The blowback from the iPhone introduction is in full swing. If one posits that all publicity is good publicity, it’s been quite successful. One of the more interesting threads discusses the Closed Box aspect of the iPhone. Developers are upset that they can’t put their code on the iPhone. I wonder how upset they’d be if some other developer’s code caused OS X to crash on their phone just as they were expecting an important call? But of course it’s always other developers who write buggy code.

While I don’t think all computers should be closed boxes, I think there is an argument to be made for that position. If applications are primarily Web-based and Safari can sufficiently support the growing complexity of Web-based apps, then there’s a possibility of a different kind of openness. One of the worst things about computers for the average user is adding software, upgrading software, defending against unwanted software, making sure software is compatible, etc. If you can create a stable closed box based on a rock solid Unix operating system, you remove a large part of the noise in the user experience. Openness through Web apps and widgets might appear to be a step back for those who grew up during the personal computer revolution. It appears to be a victory for the client-server side. The fact is that both sides in that battle have transformed beyond recognition. Where client-server initially existed because of scarcity, and the desktop computer was the only reasonable path to abundance. Now the Network offers unexpected abundance and the personal computer is limited by disk size and a plague of maintenance duties.
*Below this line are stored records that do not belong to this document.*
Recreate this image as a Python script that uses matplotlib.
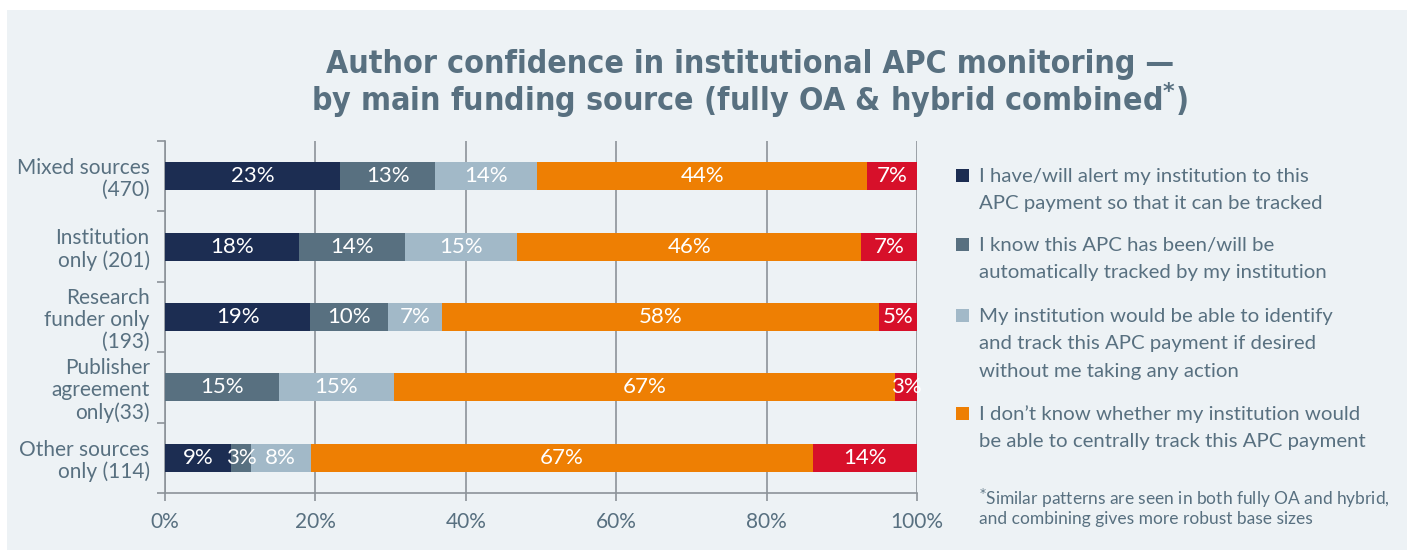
import matplotlib.pyplot as plt
import matplotlib.patches as mpatches
import numpy as np

# Data (% of respondents)
categories = ["Mixed sources\n(470)", "Institution\nonly (201)", "Research\nfunder only\n(193)",
              "Publisher\nagreement\nonly(33)", "Other sources\nonly (114)"]
alert = [23.3, 17.8, 19.3, 0.0, 8.8]
auto_tracked = [12.6, 14.1, 10.3, 15.1, 2.6]
could_identify = [13.6, 14.9, 7.3, 15.3, 8.0]
dont_know = [43.9, 45.8, 58.0, 66.7, 66.8]
other = [6.6, 7.4, 5.1, 2.9, 13.9]
series = [alert, auto_tracked, could_identify, dont_know, other]
legend_labels = [
    "I have/will alert my institution to this\nAPC payment so that it can be tracked",
    "I know this APC has been/will be\nautomatically tracked by my institution",
    "My institution would be able to identify\nand track this APC payment if desired\nwithout me taking any action",
    "I don\u2019t know whether my institution would\nbe able to centrally track this APC payment",
]
title_lines = ["Author confidence in institutional APC monitoring \u2014",
               "by main funding source (fully OA & hybrid combined$^{\\mathbf{*}}$)"]
xticks = [0, 20, 40, 60, 80, 100]

colors = ["#1c2d52", "#587080", "#a2b9c8", "#ee7f03", "#d7102a"]
bg = "#edf2f5"
text_col = "#587080"
grid_col = "#8c9399"

plt.rcParams['font.family'] = ['Lato', 'DejaVu Sans']

fig = plt.figure(figsize=(14.07, 5.5), dpi=100)
fig.patch.set_facecolor("white")
fig.add_artist(mpatches.Rectangle((7 / 1407, 0), 1 - 7 / 1407, 1 - 10 / 550,
                                  transform=fig.transFigure, facecolor=bg,
                                  edgecolor="none", zorder=-10))

ax = fig.add_axes([165 / 1407, 1 - 493 / 550, 752 / 1407, 352 / 550])
ax.set_facecolor("none")

y = np.arange(len(categories))
left = np.zeros(len(categories))
for vals, col in zip(series, colors):
    vals = np.array(vals)
    ax.barh(y, vals, left=left, height=0.4, color=col, zorder=3)
    for yi, (l, v) in enumerate(zip(left, vals)):
        if v > 0:
            ax.text(l + v / 2, yi, f"{int(np.floor(v + 0.5))}%", ha="center", va="center",
                    color="white", fontsize=16, zorder=4)
    left += vals

ax.set_xlim(0, 100)
ax.set_ylim(len(categories) - 0.5, -0.5)
ax.set_xticks(xticks)
ax.set_xticklabels([f"{t}%" for t in xticks])
ax.xaxis.grid(True, color=grid_col, linewidth=1.2, zorder=0)
ax.set_yticks(np.arange(-0.5, len(categories), 1))
ax.set_yticklabels([])
ax.set_yticks(y, minor=True)
ax.set_yticklabels(categories, minor=True, fontsize=15, color=text_col, linespacing=1.12)
ax.tick_params(axis="y", which="minor", length=0, pad=11)
ax.tick_params(axis="y", which="major", length=6, color=grid_col, width=1.2)
ax.tick_params(axis="x", length=6, color=grid_col, width=1.2, labelsize=15,
               labelcolor=text_col, pad=8)
for s in ["top", "right"]:
    ax.spines[s].set_visible(False)
for s in ["left", "bottom"]:
    ax.spines[s].set_color(grid_col)
    ax.spines[s].set_linewidth(1.2)

# Title, one line at a time
for i, line in enumerate(title_lines):
    fig.text(750 / 1407, 1 - (73 + 38 * i) / 550, line, ha="center", va="baseline",
             fontsize=23, fontweight="bold", color=text_col,
             family="DejaVu Sans", fontstretch="condensed")

# Legend (manual, four entries; each line placed separately)
leg_y = [176, 245, 316, 414]
for ly, lab, col in zip(leg_y, legend_labels, colors[:4]):
    fig.add_artist(mpatches.Rectangle((956 / 1407, 1 - (ly + 6) / 550), 13 / 1407, 13 / 550,
                                      transform=fig.transFigure, facecolor=col,
                                      edgecolor="none"))
    for i, line in enumerate(lab.split("\n")):
        fig.text(979 / 1407, 1 - (ly + 6 + 27.3 * i) / 550, line, ha="left",
                 va="baseline", fontsize=14.7, color=text_col)

fig.text(979 / 1407, 1 - 487 / 550,
         "$^{*}$Similar patterns are seen in both fully OA and hybrid,\n"
         "and combining gives more robust base sizes",
         ha="left", va="top", fontsize=12.5, color=text_col, linespacing=1.1)

fig.savefig("out.png", dpi=100, facecolor=fig.get_facecolor())
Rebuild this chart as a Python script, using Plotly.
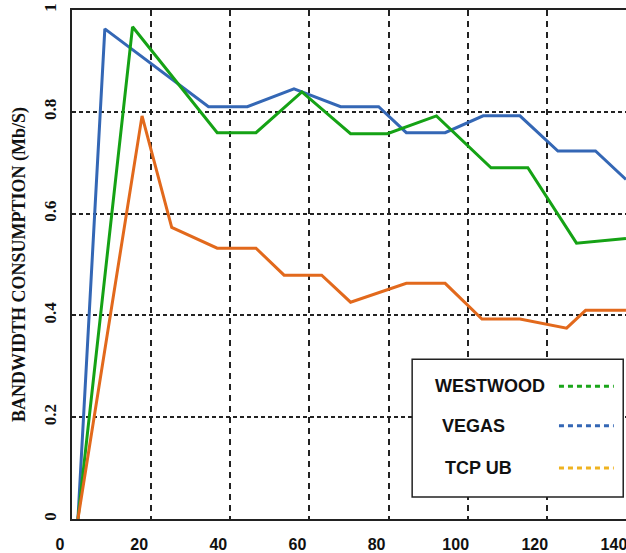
import plotly.graph_objects as go

# readings
westwood_x = [1.5, 15.3, 36.7, 46.5, 58.1, 70.4, 79.7, 92.1, 105.9, 115.2, 127.5, 140]
westwood_y = [0, 0.967, 0.759, 0.759, 0.839, 0.757, 0.757, 0.792, 0.690, 0.690, 0.542, 0.551]

vegas_x = [1.5, 8.3, 34.5, 44.3, 56.1, 67.9, 77.5, 84.5, 94.3, 103.9, 113.2, 122.8, 132.3, 140]
vegas_y = [0, 0.963, 0.810, 0.810, 0.845, 0.810, 0.810, 0.759, 0.759, 0.792, 0.792, 0.723, 0.723, 0.667]

tcpub_x = [1.5, 17.7, 25.2, 36.7, 46.5, 53.6, 63.1, 70.4, 84.5, 94.3, 103.6, 113.2, 125.0, 129.8, 140]
tcpub_y = [0, 0.792, 0.573, 0.532, 0.532, 0.479, 0.479, 0.426, 0.463, 0.463, 0.393, 0.393, 0.375, 0.410, 0.410]

x_ticks = [0, 20, 40, 60, 80, 100, 120, 140]
y_ticks = [0, 0.2, 0.4, 0.6, 0.8, 1.0]
y_ticktext = ["0", "0.2", "0.4", "0.6", "0.8", "1"]

legend_names = ["WESTWOOD", "VEGAS", "TCP UB"]
legend_colors = ["#1aa51a", "#3467b5", "#efb320"]

fig = go.Figure()

fig.add_trace(go.Scatter(x=vegas_x, y=vegas_y, mode='lines',
                         line=dict(color="#3467b5", width=3), showlegend=False))
fig.add_trace(go.Scatter(x=westwood_x, y=westwood_y, mode='lines',
                         line=dict(color="#15a215", width=3), showlegend=False))
fig.add_trace(go.Scatter(x=tcpub_x, y=tcpub_y, mode='lines',
                         line=dict(color="#e2691c", width=3), showlegend=False))

# hand-drawn legend box: text on the left, dashed sample on the right
fig.add_shape(type="rect", xref="paper", yref="paper", x0=0.614, x1=0.995, y0=0.043, y1=0.314,
              line=dict(color="#222", width=1.5), fillcolor="white", layer="above")
legend_text_x = [0.754, 0.724, 0.733]
legend_row_y = [0.261, 0.183, 0.100]
for name, col, tx, ry in zip(legend_names, legend_colors, legend_text_x, legend_row_y):
    fig.add_annotation(x=tx, y=ry, xref="paper", yref="paper", text=name, showarrow=False,
                       xanchor="center", yanchor="middle",
                       font=dict(family="Liberation Sans", size=18, color="#111", weight="bold"))
    fig.add_shape(type="line", xref="paper", yref="paper", x0=0.879, x1=0.978, y0=ry, y1=ry,
                  line=dict(color=col, width=3, dash="5px,4px"), layer="above")

fig.update_xaxes(
    range=[0, 140.01], tickvals=x_ticks, ticks="", showgrid=True,
    gridcolor="#222", gridwidth=1.5, griddash="6px,5px",
    showline=True, linecolor="#222", linewidth=2, mirror=True,
    zeroline=False, ticklabelshift=-12, ticklabelstandoff=10, ticklabeloverflow="allow",
    tickfont=dict(family="Liberation Sans", size=16, color="#111", weight="bold"),
)
fig.update_yaxes(
    range=[0, 1.0], tickvals=y_ticks, ticktext=y_ticktext, ticks="", showgrid=True,
    gridcolor="#222", gridwidth=1.5, griddash="4px,3px",
    showline=True, linecolor="#222", linewidth=2,
    zeroline=False, tickangle=-90, ticklabelstandoff=7, ticklabeloverflow="allow",
    tickfont=dict(family="Liberation Serif", size=17, color="#111", weight="bold"),
    title=dict(text="BANDWIDTH CONSUMPTION (Mb/S)", standoff=11,
               font=dict(family="Liberation Serif", size=18, color="#111", weight="bold")),
)
fig.update_layout(
    width=626, height=553,
    margin=dict(l=72, r=0, t=10, b=34),
    plot_bgcolor="white", paper_bgcolor="white",
    showlegend=False,
)

fig.write_html("out.html", config={"displayModeBar": False},
               post_script="document.body.style.margin='0';")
Dave Winer complains that a product introduction should not be confused with news. I agree with this. It’s up to thoughtful bloggers to see through the hype and see if there’s anything new here. I see a couple of things. I see Unix on a small form factor device and a change in the KVM user interface.  This may be the beginning of the virtualization of the physical input device. Certainly it’s been done before, but never at this scale. Will our hands learn touch scrolling, pinching and the rest of these gestures? Typing seems to have suffered the biggest loss, it’s been reduced to a poor form of “hunt and peck.” The news seems to be that a standard user interface (keyboard and mouse) is not appropriate for all applications, and that a virtual physical interface opens up the possibility customizing the point of human/computer interaction for the particular function. For instance, ask yourself why gamers use joysticks and other input devices instead of keyboards.

Despite it’s slick looks, the iPhone is a device in its infancy. The news is that the phone is dead. Long live the, poorly named, iPhone. Software makes a computer anything, any application you need it to be. The iPhone can be a phone, but a phone is a function — not the thing itself. A computer is not a typewriter, and an iPhone is not a phone.